─── Data shown

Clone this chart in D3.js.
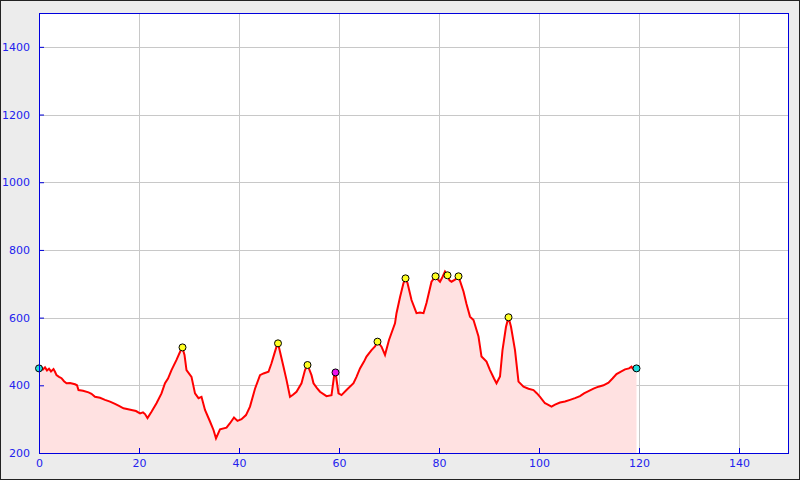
<!DOCTYPE html>
<html><head><meta charset="utf-8">
<script src="https://cdn.jsdelivr.net/npm/d3@7"></script>
<style>
html,body{margin:0;padding:0;background:#ececec;}
svg{display:block;}
</style></head>
<body>
<script>
// Distance (km) and elevation (m) of the profile
const distKm = [0,0.4,0.8,1.2,1.6,2.0,2.4,2.9,3.2,3.5,4.0,4.5,5.0,5.5,6.2,7.2,7.6,7.9,8.8,9.9,10.5,11.2,12.2,13.2,14.2,15.2,16.0,16.9,17.6,18.5,19.4,20.2,20.8,21.2,21.7,22.5,23.5,24.5,25.2,25.8,26.5,27.5,28.3,28.7,29.1,29.5,30.5,31.2,31.9,32.5,33.2,34.2,34.9,35.4,36.2,37.5,38.2,39.0,39.7,40.5,41.4,42.2,43.2,44.2,44.9,45.9,46.5,47.0,47.5,47.8,48.2,48.9,49.5,50.2,50.8,51.5,52.5,53.2,53.7,54.5,54.9,55.6,56.2,57.5,58.5,59.0,59.3,59.9,60.5,61.5,62.9,63.5,64.2,65.0,65.5,66.5,67.2,67.7,68.5,69.2,70.0,71.2,71.5,72.2,72.9,73.3,73.7,74.5,75.5,76.2,76.9,77.5,78.5,79.3,79.8,80.2,80.7,81.2,81.7,82.1,82.5,83.2,83.9,84.9,85.5,86.2,86.9,87.9,88.5,89.5,90.2,91.0,91.5,92.2,92.7,93.4,93.9,94.4,95.2,95.9,96.9,97.9,98.9,99.6,100.2,101.2,101.5,102.5,103.2,104.2,105.2,106.2,107.2,108.2,109.0,109.9,110.9,111.9,112.9,113.9,114.7,115.5,116.3,117.2,118.0,118.5,118.9,119.5];
const elevM  = [450,455,447,453,444,449,441,448,440,430,425,421,412,406,407,403,400,386,384,379,375,366,363,357,352,345,339,332,330,327,324,317,320,315,303,322,347,376,406,420,445,475,502,510,490,445,425,376,362,366,327,293,268,243,270,275,288,305,295,300,312,337,390,430,435,440,465,490,514,524,499,455,416,366,372,381,406,445,460,430,406,392,381,368,371,426,438,376,371,386,406,425,450,470,485,504,515,529,514,490,534,583,613,660,702,716,702,652,613,615,613,643,706,722,712,706,720,736,725,710,706,712,722,677,640,603,593,544,485,470,445,420,406,426,504,573,601,573,504,411,396,390,386,376,366,347,345,337,343,349,352,357,362,368,376,383,390,396,400,408,420,433,440,447,450,455,447,450];
// Highlighted points (km, m, kind)
const markKm   = [0,28.7,47.8,53.7,59.3,67.7,73.3,79.3,81.7,83.9,93.9,119.5];
const markM    = [450,512,524,460,438,529,716,722,725,722,601,450];
const markKind = ["end","peak","peak","peak","pass","peak","peak","peak","peak","peak","peak","end"];
const xTicks = [0,20,40,60,80,100,120,140];
const yTicks = [200,400,600,800,1000,1200,1400];

const W=800,H=480;
const L=39,R=789,T=13,B=453;
const svg=d3.select("body").append("svg").attr("width",W).attr("height",H);
svg.append("rect").attr("x",0.5).attr("y",0.5).attr("width",W-1).attr("height",H-1)
  .attr("fill","#ececec").attr("stroke","#222");
svg.append("rect").attr("x",L).attr("y",T).attr("width",R-L).attr("height",B-T).attr("fill","#fff");

const x=d3.scaleLinear().domain([0,150]).range([L,R]);
const y=d3.scaleLinear().domain([200,1500]).range([B,T]);

const g=svg.append("g");
// grid
g.selectAll(".gx").data(xTicks.filter(d=>d>0)).join("line")
  .attr("x1",d=>Math.round(x(d))+0.5).attr("x2",d=>Math.round(x(d))+0.5)
  .attr("y1",T).attr("y2",B).attr("stroke","#c8c8c8").attr("stroke-width",1);
g.selectAll(".gy").data(yTicks.filter(d=>d>200)).join("line")
  .attr("y1",d=>Math.round(y(d))+0.5).attr("y2",d=>Math.round(y(d))+0.5)
  .attr("x1",L).attr("x2",R).attr("stroke","#c8c8c8").attr("stroke-width",1);

const pts=distKm.map((d,i)=>[d,elevM[i]]);
const area=d3.area().x(d=>x(d[0])).y0(y(200)).y1(d=>y(d[1]));
const line=d3.line().x(d=>x(d[0])).y(d=>y(d[1]));
g.append("path").datum(pts).attr("d",area).attr("fill","#ffe1e1");
g.append("path").datum(pts).attr("d",line).attr("fill","none").attr("stroke","#ff0000")
  .attr("stroke-width",2).attr("stroke-linejoin","miter");

const colors={peak:"#ffff22",end:"#22dddd",pass:"#ee11ee"};
g.selectAll(".mk").data(markKm.map((d,i)=>({k:d,m:markM[i],t:markKind[i]}))).join("circle")
  .attr("cx",d=>x(d.k)).attr("cy",d=>y(d.m)).attr("r",3.5)
  .attr("fill",d=>colors[d.t]).attr("stroke","#000").attr("stroke-width",1);

// border
svg.append("rect").attr("x",L+0.5).attr("y",T+0.5).attr("width",R-L-1).attr("height",B-T)
  .attr("fill","none").attr("stroke","#0000dd").attr("stroke-width",1);

// axes
const tc="#2222ee";
const ax=svg.append("g").attr("transform",`translate(0,${B})`)
  .call(d3.axisBottom(x).tickValues(xTicks).tickSize(-5).tickPadding(6));
const ay=svg.append("g").attr("transform",`translate(${L},0)`)
  .call(d3.axisLeft(y).tickValues(yTicks).tickSize(-5).tickPadding(9).tickFormat(d3.format("d")));
[ax,ay].forEach(a=>{
  a.select(".domain").remove();
  a.selectAll(".tick line").attr("stroke","#0000dd");
  a.selectAll("text").attr("fill",tc).style("font-family","DejaVu Sans").style("font-size","11px");
});
</script>
</body></html>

──────

__Work to be completed__
Using the material above, return every line exactly as it appears, minus the pictures.

__Task solution__
Clone this chart in D3.js.
<!DOCTYPE html>
<html><head><meta charset="utf-8">
<script src="https://cdn.jsdelivr.net/npm/d3@7"></script>
<style>
html,body{margin:0;padding:0;background:#ececec;}
svg{display:block;}
</style></head>
<body>
<script>
// Distance (km) and elevation (m) of the profile
const distKm = [0,0.4,0.8,1.2,1.6,2.0,2.4,2.9,3.2,3.5,4.0,4.5,5.0,5.5,6.2,7.2,7.6,7.9,8.8,9.9,10.5,11.2,12.2,13.2,14.2,15.2,16.0,16.9,17.6,18.5,19.4,20.2,20.8,21.2,21.7,22.5,23.5,24.5,25.2,25.8,26.5,27.5,28.3,28.7,29.1,29.5,30.5,31.2,31.9,32.5,33.2,34.2,34.9,35.4,36.2,37.5,38.2,39.0,39.7,40.5,41.4,42.2,43.2,44.2,44.9,45.9,46.5,47.0,47.5,47.8,48.2,48.9,49.5,50.2,50.8,51.5,52.5,53.2,53.7,54.5,54.9,55.6,56.2,57.5,58.5,59.0,59.3,59.9,60.5,61.5,62.9,63.5,64.2,65.0,65.5,66.5,67.2,67.7,68.5,69.2,70.0,71.2,71.5,72.2,72.9,73.3,73.7,74.5,75.5,76.2,76.9,77.5,78.5,79.3,79.8,80.2,80.7,81.2,81.7,82.1,82.5,83.2,83.9,84.9,85.5,86.2,86.9,87.9,88.5,89.5,90.2,91.0,91.5,92.2,92.7,93.4,93.9,94.4,95.2,95.9,96.9,97.9,98.9,99.6,100.2,101.2,101.5,102.5,103.2,104.2,105.2,106.2,107.2,108.2,109.0,109.9,110.9,111.9,112.9,113.9,114.7,115.5,116.3,117.2,118.0,118.5,118.9,119.5];
const elevM  = [450,455,447,453,444,449,441,448,440,430,425,421,412,406,407,403,400,386,384,379,375,366,363,357,352,345,339,332,330,327,324,317,320,315,303,322,347,376,406,420,445,475,502,510,490,445,425,376,362,366,327,293,268,243,270,275,288,305,295,300,312,337,390,430,435,440,465,490,514,524,499,455,416,366,372,381,406,445,460,430,406,392,381,368,371,426,438,376,371,386,406,425,450,470,485,504,515,529,514,490,534,583,613,660,702,716,702,652,613,615,613,643,706,722,712,706,720,736,725,710,706,712,722,677,640,603,593,544,485,470,445,420,406,426,504,573,601,573,504,411,396,390,386,376,366,347,345,337,343,349,352,357,362,368,376,383,390,396,400,408,420,433,440,447,450,455,447,450];
// Highlighted points (km, m, kind)
const markKm   = [0,28.7,47.8,53.7,59.3,67.7,73.3,79.3,81.7,83.9,93.9,119.5];
const markM    = [450,512,524,460,438,529,716,722,725,722,601,450];
const markKind = ["end","peak","peak","peak","pass","peak","peak","peak","peak","peak","peak","end"];
const xTicks = [0,20,40,60,80,100,120,140];
const yTicks = [200,400,600,800,1000,1200,1400];

const W=800,H=480;
const L=39,R=789,T=13,B=453;
const svg=d3.select("body").append("svg").attr("width",W).attr("height",H);
svg.append("rect").attr("x",0.5).attr("y",0.5).attr("width",W-1).attr("height",H-1)
  .attr("fill","#ececec").attr("stroke","#222");
svg.append("rect").attr("x",L).attr("y",T).attr("width",R-L).attr("height",B-T).attr("fill","#fff");

const x=d3.scaleLinear().domain([0,150]).range([L,R]);
const y=d3.scaleLinear().domain([200,1500]).range([B,T]);

const g=svg.append("g");
// grid
g.selectAll(".gx").data(xTicks.filter(d=>d>0)).join("line")
  .attr("x1",d=>Math.round(x(d))+0.5).attr("x2",d=>Math.round(x(d))+0.5)
  .attr("y1",T).attr("y2",B).attr("stroke","#c8c8c8").attr("stroke-width",1);
g.selectAll(".gy").data(yTicks.filter(d=>d>200)).join("line")
  .attr("y1",d=>Math.round(y(d))+0.5).attr("y2",d=>Math.round(y(d))+0.5)
  .attr("x1",L).attr("x2",R).attr("stroke","#c8c8c8").attr("stroke-width",1);

const pts=distKm.map((d,i)=>[d,elevM[i]]);
const area=d3.area().x(d=>x(d[0])).y0(y(200)).y1(d=>y(d[1]));
const line=d3.line().x(d=>x(d[0])).y(d=>y(d[1]));
g.append("path").datum(pts).attr("d",area).attr("fill","#ffe1e1");
g.append("path").datum(pts).attr("d",line).attr("fill","none").attr("stroke","#ff0000")
  .attr("stroke-width",2).attr("stroke-linejoin","miter");

const colors={peak:"#ffff22",end:"#22dddd",pass:"#ee11ee"};
g.selectAll(".mk").data(markKm.map((d,i)=>({k:d,m:markM[i],t:markKind[i]}))).join("circle")
  .attr("cx",d=>x(d.k)).attr("cy",d=>y(d.m)).attr("r",3.5)
  .attr("fill",d=>colors[d.t]).attr("stroke","#000").attr("stroke-width",1);

// border
svg.append("rect").attr("x",L+0.5).attr("y",T+0.5).attr("width",R-L-1).attr("height",B-T)
  .attr("fill","none").attr("stroke","#0000dd").attr("stroke-width",1);

// axes
const tc="#2222ee";
const ax=svg.append("g").attr("transform",`translate(0,${B})`)
  .call(d3.axisBottom(x).tickValues(xTicks).tickSize(-5).tickPadding(6));
const ay=svg.append("g").attr("transform",`translate(${L},0)`)
  .call(d3.axisLeft(y).tickValues(yTicks).tickSize(-5).tickPadding(9).tickFormat(d3.format("d")));
[ax,ay].forEach(a=>{
  a.select(".domain").remove();
  a.selectAll(".tick line").attr("stroke","#0000dd");
  a.selectAll("text").attr("fill",tc).style("font-family","DejaVu Sans").style("font-size","11px");
});
</script>
</body></html>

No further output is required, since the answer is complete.